- **Stated task**:
Retype every line from the start of the data down to and including the line with "import pandas as pd". Skip the pictures.

start Available data

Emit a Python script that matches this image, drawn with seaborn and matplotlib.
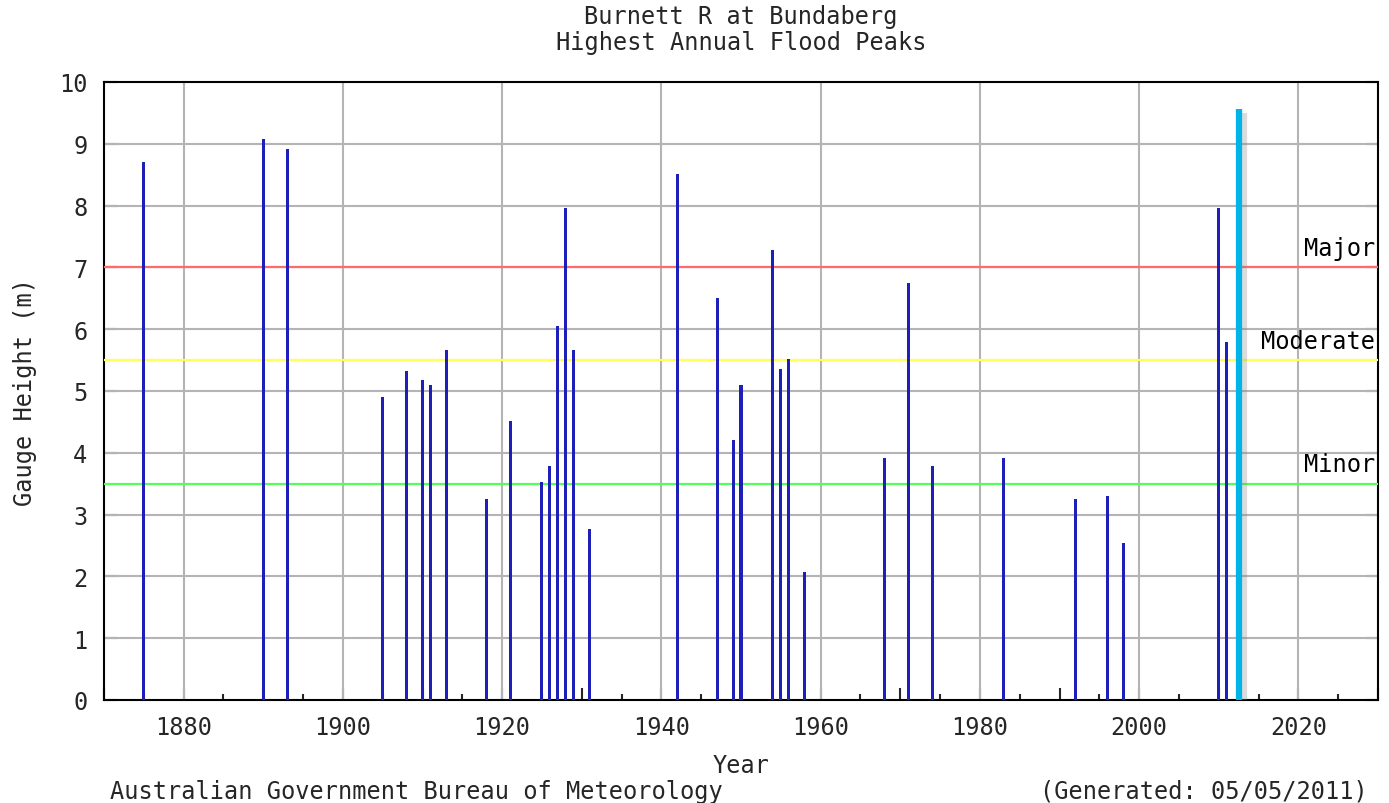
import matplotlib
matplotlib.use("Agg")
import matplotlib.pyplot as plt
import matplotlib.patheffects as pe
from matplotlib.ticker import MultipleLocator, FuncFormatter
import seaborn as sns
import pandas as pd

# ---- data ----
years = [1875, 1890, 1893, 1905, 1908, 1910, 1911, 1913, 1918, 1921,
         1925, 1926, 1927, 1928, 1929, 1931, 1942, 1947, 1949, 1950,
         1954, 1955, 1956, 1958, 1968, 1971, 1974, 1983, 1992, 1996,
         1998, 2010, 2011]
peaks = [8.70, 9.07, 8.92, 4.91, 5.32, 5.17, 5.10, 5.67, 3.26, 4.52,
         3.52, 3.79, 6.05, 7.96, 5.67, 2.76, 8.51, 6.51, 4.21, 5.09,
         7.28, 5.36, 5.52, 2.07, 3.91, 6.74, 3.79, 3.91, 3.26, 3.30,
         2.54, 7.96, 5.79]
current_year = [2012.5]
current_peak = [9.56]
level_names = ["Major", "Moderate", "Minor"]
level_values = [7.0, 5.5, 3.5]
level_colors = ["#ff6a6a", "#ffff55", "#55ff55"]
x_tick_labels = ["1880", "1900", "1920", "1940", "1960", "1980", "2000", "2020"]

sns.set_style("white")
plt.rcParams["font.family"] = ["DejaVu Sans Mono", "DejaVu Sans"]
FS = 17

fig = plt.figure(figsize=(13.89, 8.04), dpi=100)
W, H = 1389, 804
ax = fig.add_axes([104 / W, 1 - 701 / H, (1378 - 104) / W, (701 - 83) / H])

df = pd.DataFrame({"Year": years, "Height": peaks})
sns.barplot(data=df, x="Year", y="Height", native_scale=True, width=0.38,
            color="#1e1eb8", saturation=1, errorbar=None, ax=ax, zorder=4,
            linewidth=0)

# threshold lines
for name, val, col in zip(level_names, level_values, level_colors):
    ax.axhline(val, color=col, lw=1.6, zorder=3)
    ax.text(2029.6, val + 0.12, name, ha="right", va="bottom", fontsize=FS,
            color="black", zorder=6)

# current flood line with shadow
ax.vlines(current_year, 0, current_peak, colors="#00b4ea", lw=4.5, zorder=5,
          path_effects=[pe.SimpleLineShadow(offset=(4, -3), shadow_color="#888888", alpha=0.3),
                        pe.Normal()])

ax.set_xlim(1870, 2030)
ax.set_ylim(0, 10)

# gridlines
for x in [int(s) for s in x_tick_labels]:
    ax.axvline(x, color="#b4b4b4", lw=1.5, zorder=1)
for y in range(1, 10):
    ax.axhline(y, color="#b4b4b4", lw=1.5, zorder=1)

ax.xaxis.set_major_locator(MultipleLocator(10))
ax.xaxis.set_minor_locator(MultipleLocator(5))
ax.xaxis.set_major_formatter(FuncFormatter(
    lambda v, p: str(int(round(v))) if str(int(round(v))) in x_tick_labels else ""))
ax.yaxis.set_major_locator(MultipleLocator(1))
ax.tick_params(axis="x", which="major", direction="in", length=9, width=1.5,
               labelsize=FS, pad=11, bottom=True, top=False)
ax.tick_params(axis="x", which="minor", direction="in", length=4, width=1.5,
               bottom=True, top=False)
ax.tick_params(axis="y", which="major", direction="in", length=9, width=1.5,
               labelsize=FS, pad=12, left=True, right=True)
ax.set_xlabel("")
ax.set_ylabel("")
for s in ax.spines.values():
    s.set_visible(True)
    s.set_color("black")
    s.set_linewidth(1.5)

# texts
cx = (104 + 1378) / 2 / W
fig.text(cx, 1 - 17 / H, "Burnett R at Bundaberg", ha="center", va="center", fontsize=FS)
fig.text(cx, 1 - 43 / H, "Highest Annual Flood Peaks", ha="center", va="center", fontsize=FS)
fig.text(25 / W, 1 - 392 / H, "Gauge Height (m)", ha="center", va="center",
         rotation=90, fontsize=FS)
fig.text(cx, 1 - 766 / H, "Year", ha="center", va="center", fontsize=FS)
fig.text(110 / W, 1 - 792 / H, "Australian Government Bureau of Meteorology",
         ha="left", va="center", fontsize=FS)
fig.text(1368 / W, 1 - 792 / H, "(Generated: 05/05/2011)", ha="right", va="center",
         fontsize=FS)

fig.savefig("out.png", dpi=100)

end Available data

- **Full solution**:
Emit a Python script that matches this image, drawn with seaborn and matplotlib.
import matplotlib
matplotlib.use("Agg")
import matplotlib.pyplot as plt
import matplotlib.patheffects as pe
from matplotlib.ticker import MultipleLocator, FuncFormatter
import seaborn as sns
import pandas as pd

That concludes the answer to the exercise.